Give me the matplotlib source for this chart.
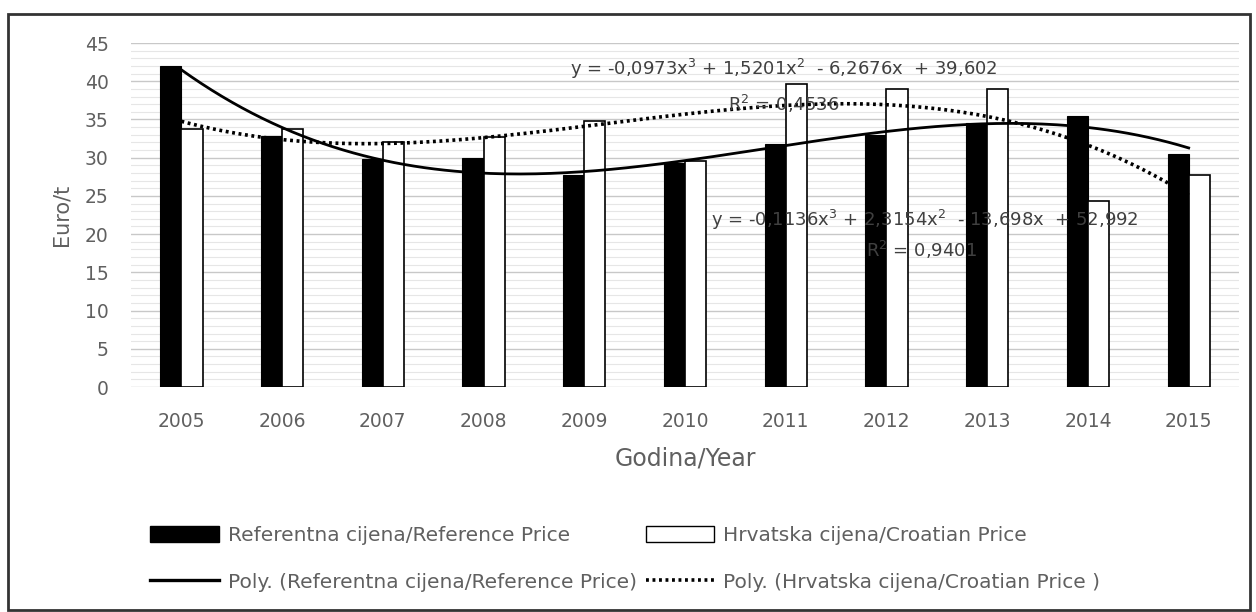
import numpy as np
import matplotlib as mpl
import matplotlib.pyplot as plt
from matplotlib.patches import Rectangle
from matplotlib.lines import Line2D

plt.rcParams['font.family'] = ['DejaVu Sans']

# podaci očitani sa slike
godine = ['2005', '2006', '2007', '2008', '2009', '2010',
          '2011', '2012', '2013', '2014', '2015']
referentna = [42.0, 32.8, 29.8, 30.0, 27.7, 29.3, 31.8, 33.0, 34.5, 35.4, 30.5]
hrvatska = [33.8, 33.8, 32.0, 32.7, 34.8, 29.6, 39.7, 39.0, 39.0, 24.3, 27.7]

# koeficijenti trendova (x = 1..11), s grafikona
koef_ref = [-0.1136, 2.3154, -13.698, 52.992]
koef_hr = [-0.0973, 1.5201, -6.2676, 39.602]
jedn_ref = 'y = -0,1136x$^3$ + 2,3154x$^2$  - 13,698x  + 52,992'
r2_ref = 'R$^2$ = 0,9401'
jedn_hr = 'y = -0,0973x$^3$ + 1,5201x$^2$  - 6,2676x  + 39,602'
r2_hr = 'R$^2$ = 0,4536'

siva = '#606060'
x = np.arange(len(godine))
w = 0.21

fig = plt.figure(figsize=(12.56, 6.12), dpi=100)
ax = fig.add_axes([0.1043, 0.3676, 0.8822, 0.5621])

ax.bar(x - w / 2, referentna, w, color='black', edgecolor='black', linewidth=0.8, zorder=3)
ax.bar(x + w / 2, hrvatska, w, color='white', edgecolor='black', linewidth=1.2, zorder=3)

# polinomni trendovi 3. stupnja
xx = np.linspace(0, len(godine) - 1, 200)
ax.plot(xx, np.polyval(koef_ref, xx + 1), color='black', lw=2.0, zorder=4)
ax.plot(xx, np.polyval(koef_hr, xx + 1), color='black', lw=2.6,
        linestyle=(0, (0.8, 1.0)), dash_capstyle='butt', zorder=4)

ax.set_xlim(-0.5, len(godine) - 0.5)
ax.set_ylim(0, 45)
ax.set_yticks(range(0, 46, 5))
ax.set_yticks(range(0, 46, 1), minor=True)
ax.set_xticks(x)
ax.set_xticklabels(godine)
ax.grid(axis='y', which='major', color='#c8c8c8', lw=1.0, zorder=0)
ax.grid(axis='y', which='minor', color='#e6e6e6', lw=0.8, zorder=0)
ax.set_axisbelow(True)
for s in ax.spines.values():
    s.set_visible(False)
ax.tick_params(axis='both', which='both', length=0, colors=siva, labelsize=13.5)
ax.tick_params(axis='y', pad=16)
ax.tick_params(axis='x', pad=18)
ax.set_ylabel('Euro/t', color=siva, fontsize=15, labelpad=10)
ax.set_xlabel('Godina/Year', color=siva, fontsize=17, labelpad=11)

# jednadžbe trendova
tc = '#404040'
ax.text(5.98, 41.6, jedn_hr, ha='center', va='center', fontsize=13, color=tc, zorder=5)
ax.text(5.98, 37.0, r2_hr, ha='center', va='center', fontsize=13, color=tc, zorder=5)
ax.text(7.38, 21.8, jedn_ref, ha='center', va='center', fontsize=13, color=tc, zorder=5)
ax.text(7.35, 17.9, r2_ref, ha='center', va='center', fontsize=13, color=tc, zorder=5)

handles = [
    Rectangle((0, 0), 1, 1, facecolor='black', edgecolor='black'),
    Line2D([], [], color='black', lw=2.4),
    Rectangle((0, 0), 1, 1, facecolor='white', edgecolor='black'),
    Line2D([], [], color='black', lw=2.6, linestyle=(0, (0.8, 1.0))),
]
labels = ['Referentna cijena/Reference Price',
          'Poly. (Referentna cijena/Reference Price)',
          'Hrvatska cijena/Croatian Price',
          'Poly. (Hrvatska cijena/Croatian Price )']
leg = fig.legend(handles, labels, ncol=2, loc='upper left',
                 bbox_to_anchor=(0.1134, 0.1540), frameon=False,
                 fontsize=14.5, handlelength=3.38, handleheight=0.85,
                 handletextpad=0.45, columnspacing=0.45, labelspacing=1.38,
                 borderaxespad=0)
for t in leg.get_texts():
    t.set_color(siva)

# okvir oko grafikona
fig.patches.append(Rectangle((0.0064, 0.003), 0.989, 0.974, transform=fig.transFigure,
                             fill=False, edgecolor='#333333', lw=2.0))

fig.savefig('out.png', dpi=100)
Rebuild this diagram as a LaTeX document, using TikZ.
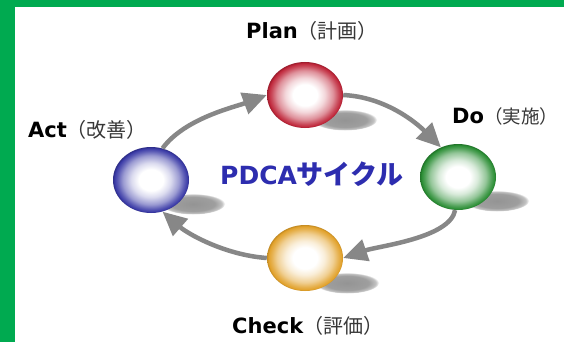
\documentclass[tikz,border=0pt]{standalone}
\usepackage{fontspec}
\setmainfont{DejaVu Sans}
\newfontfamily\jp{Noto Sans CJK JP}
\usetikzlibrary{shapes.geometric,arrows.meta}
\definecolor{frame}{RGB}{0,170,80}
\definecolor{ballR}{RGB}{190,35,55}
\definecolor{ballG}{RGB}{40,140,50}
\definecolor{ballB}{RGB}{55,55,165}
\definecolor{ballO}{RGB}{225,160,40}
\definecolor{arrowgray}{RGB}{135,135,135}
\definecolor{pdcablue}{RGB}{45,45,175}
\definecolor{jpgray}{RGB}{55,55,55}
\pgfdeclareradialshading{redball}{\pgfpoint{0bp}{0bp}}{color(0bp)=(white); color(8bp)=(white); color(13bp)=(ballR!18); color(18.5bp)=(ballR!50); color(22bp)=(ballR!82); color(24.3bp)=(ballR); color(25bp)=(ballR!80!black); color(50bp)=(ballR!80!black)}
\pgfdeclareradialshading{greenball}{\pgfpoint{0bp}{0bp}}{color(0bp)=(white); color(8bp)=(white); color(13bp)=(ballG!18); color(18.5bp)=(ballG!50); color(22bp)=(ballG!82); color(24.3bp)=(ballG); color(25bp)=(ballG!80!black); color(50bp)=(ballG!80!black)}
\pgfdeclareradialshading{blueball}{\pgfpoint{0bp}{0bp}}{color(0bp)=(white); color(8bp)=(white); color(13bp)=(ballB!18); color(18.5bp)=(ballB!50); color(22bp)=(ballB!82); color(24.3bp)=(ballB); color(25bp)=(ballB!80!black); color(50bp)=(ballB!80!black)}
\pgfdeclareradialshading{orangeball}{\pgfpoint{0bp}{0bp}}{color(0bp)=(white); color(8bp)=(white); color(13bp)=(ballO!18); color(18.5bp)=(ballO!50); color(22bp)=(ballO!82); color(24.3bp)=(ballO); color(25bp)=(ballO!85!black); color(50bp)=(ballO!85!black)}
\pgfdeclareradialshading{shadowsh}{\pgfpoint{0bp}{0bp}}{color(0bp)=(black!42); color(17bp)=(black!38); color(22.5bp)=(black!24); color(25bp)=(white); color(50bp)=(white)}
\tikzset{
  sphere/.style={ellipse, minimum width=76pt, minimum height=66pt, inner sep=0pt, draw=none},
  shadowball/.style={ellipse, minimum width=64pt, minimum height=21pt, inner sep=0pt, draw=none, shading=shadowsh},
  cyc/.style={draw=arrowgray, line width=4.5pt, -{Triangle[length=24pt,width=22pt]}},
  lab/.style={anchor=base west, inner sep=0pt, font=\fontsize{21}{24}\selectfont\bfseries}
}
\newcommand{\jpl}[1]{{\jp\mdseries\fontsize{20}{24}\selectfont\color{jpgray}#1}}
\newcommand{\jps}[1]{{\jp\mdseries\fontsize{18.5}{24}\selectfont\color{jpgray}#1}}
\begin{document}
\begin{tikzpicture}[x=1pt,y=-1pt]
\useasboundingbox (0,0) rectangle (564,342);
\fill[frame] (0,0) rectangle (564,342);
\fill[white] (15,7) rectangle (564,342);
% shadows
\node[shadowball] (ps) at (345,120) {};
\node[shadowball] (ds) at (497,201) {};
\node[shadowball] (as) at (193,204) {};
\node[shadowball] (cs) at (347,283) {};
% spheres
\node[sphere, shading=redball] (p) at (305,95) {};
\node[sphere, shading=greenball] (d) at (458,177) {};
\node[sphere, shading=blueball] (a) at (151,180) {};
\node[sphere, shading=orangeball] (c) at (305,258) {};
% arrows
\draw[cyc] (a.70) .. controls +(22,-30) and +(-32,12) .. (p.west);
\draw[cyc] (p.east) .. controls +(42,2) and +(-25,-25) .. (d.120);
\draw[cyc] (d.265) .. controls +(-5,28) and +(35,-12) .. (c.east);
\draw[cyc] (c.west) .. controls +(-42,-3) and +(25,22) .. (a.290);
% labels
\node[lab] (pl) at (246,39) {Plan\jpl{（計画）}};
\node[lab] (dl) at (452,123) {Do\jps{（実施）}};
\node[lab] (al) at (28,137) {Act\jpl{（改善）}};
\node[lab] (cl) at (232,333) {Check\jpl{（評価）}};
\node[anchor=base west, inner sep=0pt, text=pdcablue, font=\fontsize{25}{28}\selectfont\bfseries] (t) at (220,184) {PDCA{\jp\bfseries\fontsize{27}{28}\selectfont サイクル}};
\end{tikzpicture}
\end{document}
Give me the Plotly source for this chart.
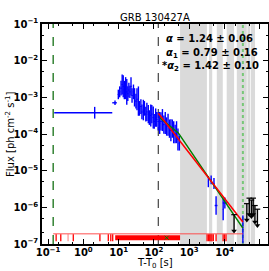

* _Task details_
Skip the pictures, please, and transcribe only the lines from the beginning of the material through the one that contains "plt.rcParams['font.family'] = ['DejaVu Sans']".

* _Written answer_
Give me the matplotlib source for this chart.
import numpy as np
import matplotlib as mpl
import matplotlib.pyplot as plt
from matplotlib.patches import Rectangle
from matplotlib.lines import Line2D

plt.rcParams['font.family'] = ['DejaVu Sans']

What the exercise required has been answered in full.